By Doyne Phillips, Managing Editor for Southern Writers Magazine    


In 1959 Fidel Castro had overthrown the Batista Regime and took over the government in Cuba. Our President John F. Kennedy had secretly funded a small group and attempted the unsuccessful Bay of Pigs invasion. This led to Castro’s dependence on Russia for protection and the establishment of missile sites that were well within the reach of a large portion of the United States. The United States retaliated with a naval blockade and for 13 days in October of 1962 the world stood ready for an atomic encounter.

I was old enough to remember the terror of an atomic bomb being launched in our direction. We were prepared or the possibility at school each day and it was all we heard on the news. Maps were shown pinpointing all the possibilities and capabilities of the missiles. East coast to west coast, the gulf to Canada, it was all within Cuba’s reach. Looking back the terror of it all seemed to last much longer than 13 days.

Later in the 1960’s there started a recurrence of aircraft hijackings to Cuba. They reached their height between 1968 and 1970 with some 30 flights hijacked in 1968. These were various sizes of aircraft ranging from a small Cessna 336 to the larger Boeing 720. The hijackings were due to the travel ban to Cuba as well as a political statement by Cuban loyalist. The hijackings hit home when a friend of ours Haco Boyd was traveling to an Insurance Convention in Nassau. Boyd was not only an insurance executive but the recently elected Mayor of Little Rock, AR. His flight left Miami and they were hijacked to Havana. There they spent the night and were allowed to return to Miami the next day. They continued their flight to Nassau without incident. Haco returned home with a great story which seemed to calm us about the hijackings.

In 1980 I was working as the Reading Clerk of the Arkansas State Senate and President Jimmy Carter had persuaded our young Gov.

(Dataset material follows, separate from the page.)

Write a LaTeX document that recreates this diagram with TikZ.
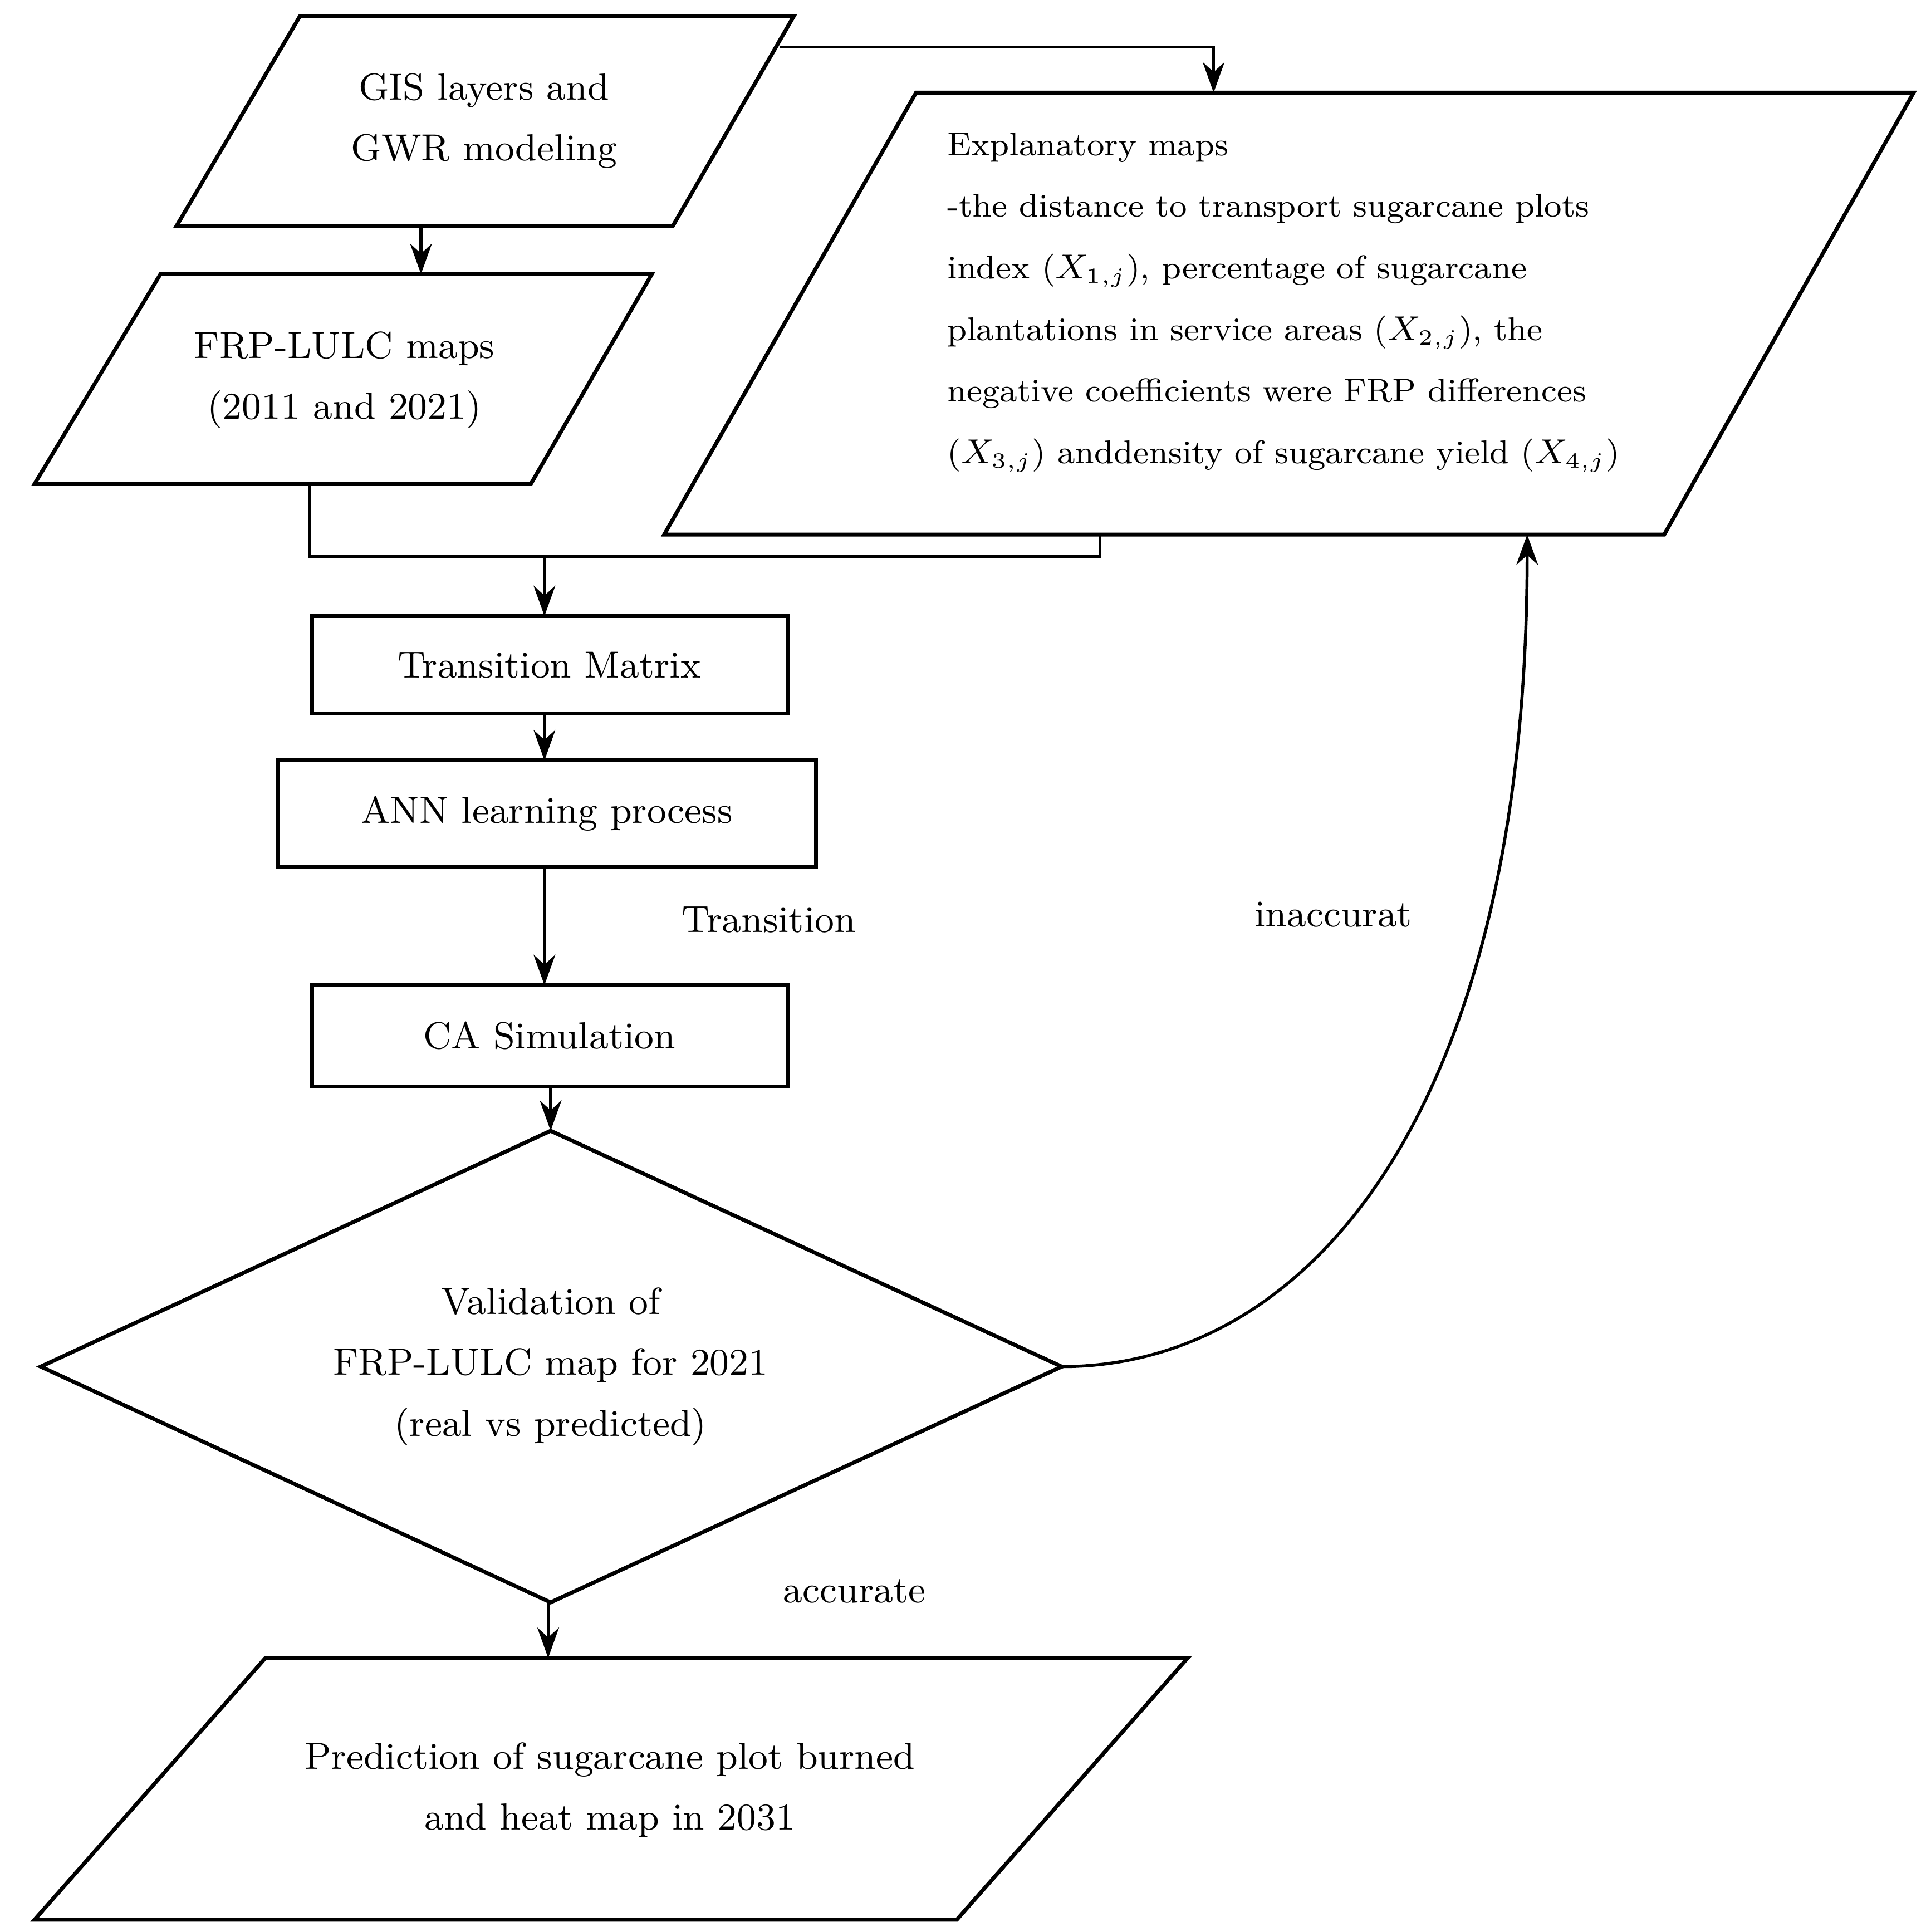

Bill Clinton to accept a large number of Cuban refugees. The refugees had been placed in Fort Chaffee which was an old training area for the National Guard. The number of refugees has always been disputed but there were somewhere around 19,000. They had become intolerant of their surroundings and had begun to riot. They had stormed the gates and headed into the nearby town. Working in the State house everyday it became evident the concern of the politicians was great. The fear of the citizens of that area as well as the State caused a rising tide against the young governor and he lost his bid for re-election. The Cuban crisis had come home and almost caused Bill Clinton his political career.

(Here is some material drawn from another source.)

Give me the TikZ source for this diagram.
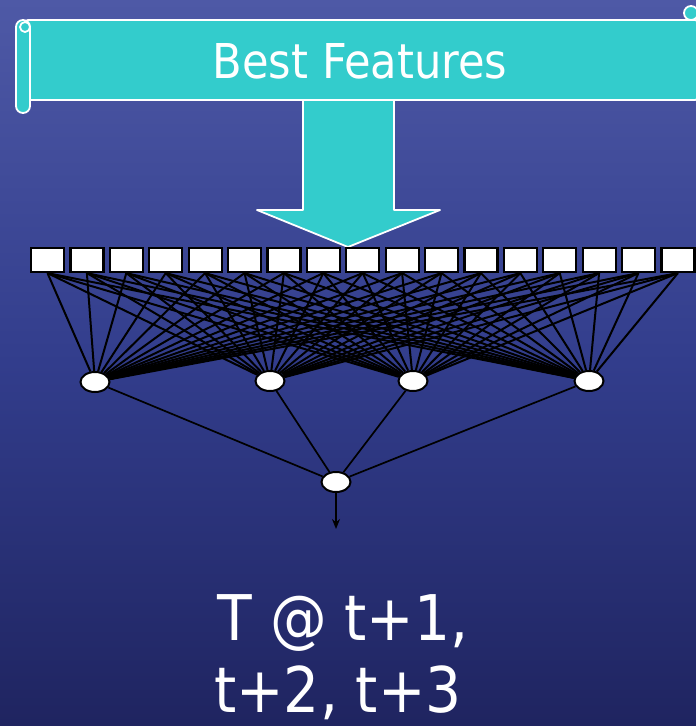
\documentclass[tikz,border=0pt]{standalone}
\usepackage{fontspec}
\setmainfont{DejaVu Sans Condensed}
\usetikzlibrary{shapes.geometric,arrows.meta}
\pgfdeclarelayer{back}
\pgfdeclarelayer{wires}
\pgfsetlayers{back,wires,main}
\definecolor{turq}{HTML}{33CCCC}
\definecolor{bgtop}{HTML}{4E59A6}
\definecolor{bgmid}{HTML}{323D8C}
\definecolor{bgbot}{HTML}{1F2460}
\tikzset{
  featbox/.style={draw=black, line width=2.2pt, fill=white, minimum width=33pt, minimum height=24pt, inner sep=0pt},
  hidnode/.style={ellipse, draw=black, line width=2pt, fill=white, minimum width=29pt, minimum height=20pt, inner sep=0pt},
  scrollpart/.style={fill=turq, draw=white, line width=1.8pt, line join=round},
  wire/.style={black, line width=2pt},
  wire2/.style={black, line width=1.7pt},
  whitetext/.style={text=white, inner sep=0pt, anchor=base}
}
\begin{document}
\begin{tikzpicture}[x=1pt, y=-1pt]
\useasboundingbox (0,0) rectangle (696,726);
\begin{pgfonlayer}{back}
  \shade[top color=bgtop, bottom color=bgbot, middle color=bgmid] (0,0) rectangle (696,726);
\end{pgfonlayer}
% big arrow from banner
\path[scrollpart] (303,95) -- (303,210) -- (257,210) -- (348,247) -- (440,210) -- (394,210) -- (394,95) -- cycle;
% banner (scroll)
\path[scrollpart] (691,13) circle (7);
\path[scrollpart, rounded corners=5pt] (23,20) -- (700,20) -- (700,100) -- (23,100) -- cycle;
\path[scrollpart, rounded corners=7pt] (16,20) rectangle (30,113);
\path[scrollpart] (25,27) circle (5);
\node[whitetext, font=\fontsize{48}{56}\selectfont] (title) at (360,78) {Best Features};
% feature boxes
\foreach \i in {1,...,17} {
  \node[featbox] (b\i) at ({47.5+39.4*(\i-1)},260) {};
}
% hidden nodes
\node[hidnode] (h1) at (95,382) {};
\node[hidnode] (h2) at (270,381) {};
\node[hidnode] (h3) at (413,381) {};
\node[hidnode] (h4) at (589,381) {};
% output node
\node[hidnode] (o) at (336,482) {};
\coordinate (oend) at (336,529);
\begin{pgfonlayer}{wires}
  \foreach \i in {1,...,17} {
    \foreach \j in {1,...,4} {
      \draw[wire] (b\i.south) -- (h\j);
    }
  }
  \foreach \j in {1,...,4} {
    \draw[wire2] (h\j) -- (o);
  }
\end{pgfonlayer}
\draw[black, line width=2.4pt, -{Stealth[length=10pt, width=8pt]}] (o.south) -- (oend);
% output text
\node[whitetext, font=\fontsize{63}{73}\selectfont] (out1) at (343,640) {T @ t+1,};
\node[whitetext, font=\fontsize{63}{73}\selectfont] (out2) at (338,712) {t+2, t+3};
\end{tikzpicture}
\end{document}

I had always wanted to go to Cuba and I suppose the reason I had was due to the legendary stories I had heard from those who had known Cuba in the Golden Days. The glamour days of the Havana Clubs, the Casinos, the people and the easy living was very appealing. I had a neighbor that had served there while in the Navy. Even on a military salary he had told of living like a king. He had a house, a car, a twin screw inboard boat and enough time to enjoy it all. He and others had told of the sport fishing there as being some of the best in the world. It all sounded great. I have waited for the day that it would be possible. Maybe it’s just around the corner. Watching the coverage of President Obama’s visit there while attending the Tampa Bay and Cuba baseball game only gave me greater hope.


Cuban culture has influenced many writers and most notable of course is Ernest Hemingway’s The Old man and the SeaI can’t help but believe we will return again to Cuba for inspiration from its people, culture and beautiful lands.